A review of the literature on corporate branding shows a growing body of conceptual
work, but also highlights that much of the recent work in the field has not focused on
the underlying processes involved in managing a corporate brand. There is, therefore, a
clear need to understand how a corporate brand is defined, developed and
communicated.
This international study adopts a Participatory Action Research approach, grounded in
Intervention Theory (Argyris, 1973), to develop an intervention framework based on the
concept of privileged access' (Torbet, 1991). This methodological framework is tested
on a pilot study and then adopted for the study of three separate organisations in the
UK, France and the Netherlands to answer three distinct, but related Research
Questions.
Based upon the findings emerging from these studies, the researcher identifies a series
of emergent management stages', and uses this empirical evidence to develop a new
Six Conventions' framework for understanding the processes of nurturing and
managing a corporate brand. The study makes an explicit contribution to the field by
helping to join up' many of the existing, disparate conceptual models. It makes a further significant contribution by grounding the
Six Conventions' framework in rich
empirical data in a way that operationalizes the inherent management processes in a
new and more robust manner than previous studies.

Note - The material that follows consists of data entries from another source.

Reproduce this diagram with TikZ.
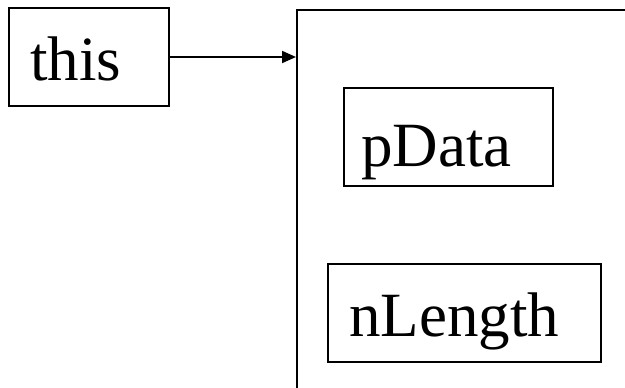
\documentclass[tikz,border=0pt]{standalone}
\usepackage{fontspec}
\setmainfont{Liberation Serif}
\usetikzlibrary{arrows.meta}
\begin{document}
\begin{tikzpicture}[x=1pt,y=-1pt,
  box/.style={draw=black, line width=1.7pt, inner sep=0pt, fill=none},
  lbl/.style={inner sep=0pt, font=\fontsize{63}{70}\selectfont},
  arrow/.style={draw=black, line width=1.9pt, -{Triangle[length=14pt,width=12pt]}}]
\useasboundingbox (0,0) rectangle (625,388);
\node[box, minimum width=160pt, minimum height=98pt] (thisbox) at (89,57) {};
\node[lbl, anchor=base west] (thistxt) at (30,81) {this};
\node[box, minimum width=420pt, minimum height=460pt, anchor=north west] (obj) at (296,9) {};
\node[box, minimum width=209pt, minimum height=98pt] (pbox) at (448.5,137) {};
\node[lbl, anchor=base west] (ptxt) at (361,166.7) {pData};
\node[box, minimum width=273pt, minimum height=98pt] (nbox) at (464.5,313) {};
\node[lbl, anchor=base west] (ntxt) at (349,336.7) {nLength};
\draw[arrow] (thisbox.east) -- (thisbox.east -| obj.west);
\end{tikzpicture}
\end{document}
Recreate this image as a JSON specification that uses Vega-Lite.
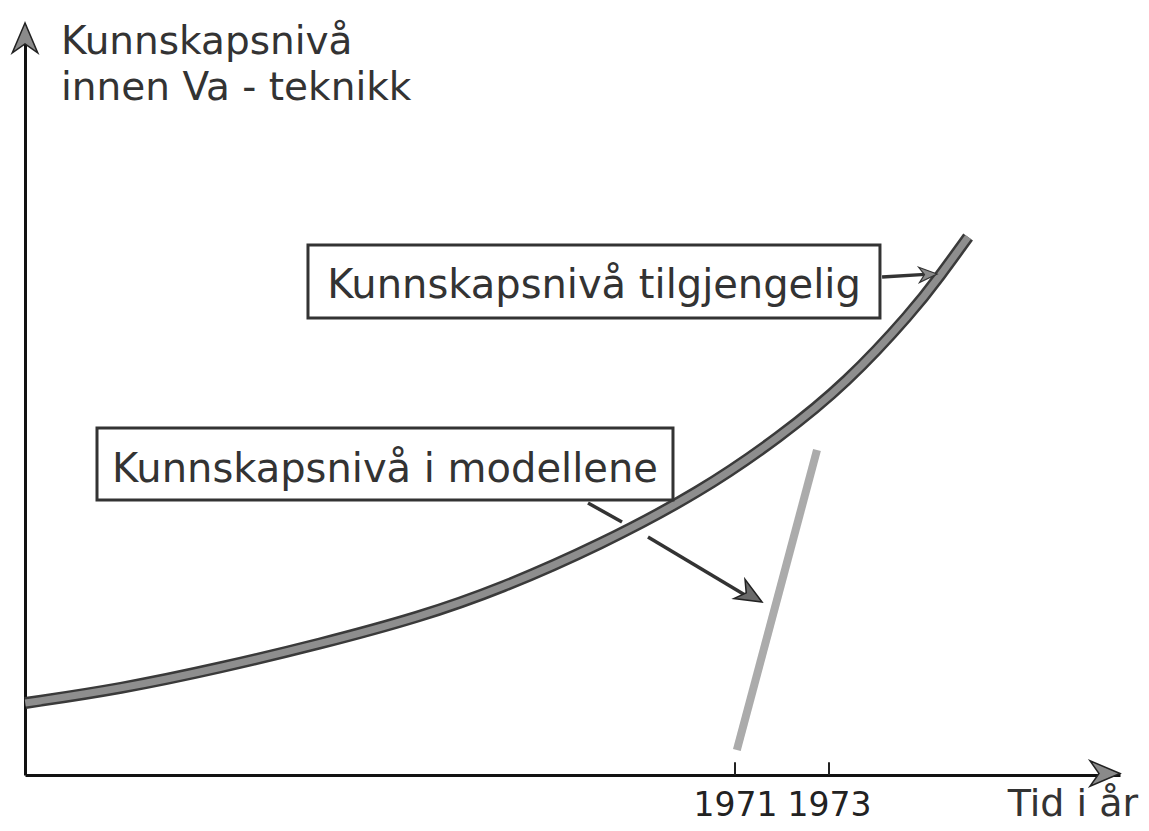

These findings offer both new insight to academics, and a set of guiding principles and
practices for managers engaged in managing brands at an organisational level, fulfilling
the requirements of Participatory Action Research to generate both Propositional and
Practical knowledge. A further methodological contribution is provided by demonstration of the potential that
participatory approaches, utilising the concept of this privileged access', offer in
contrast to traditional case research. This leads to the development of a new process to
guide effective intervention studies of management processes.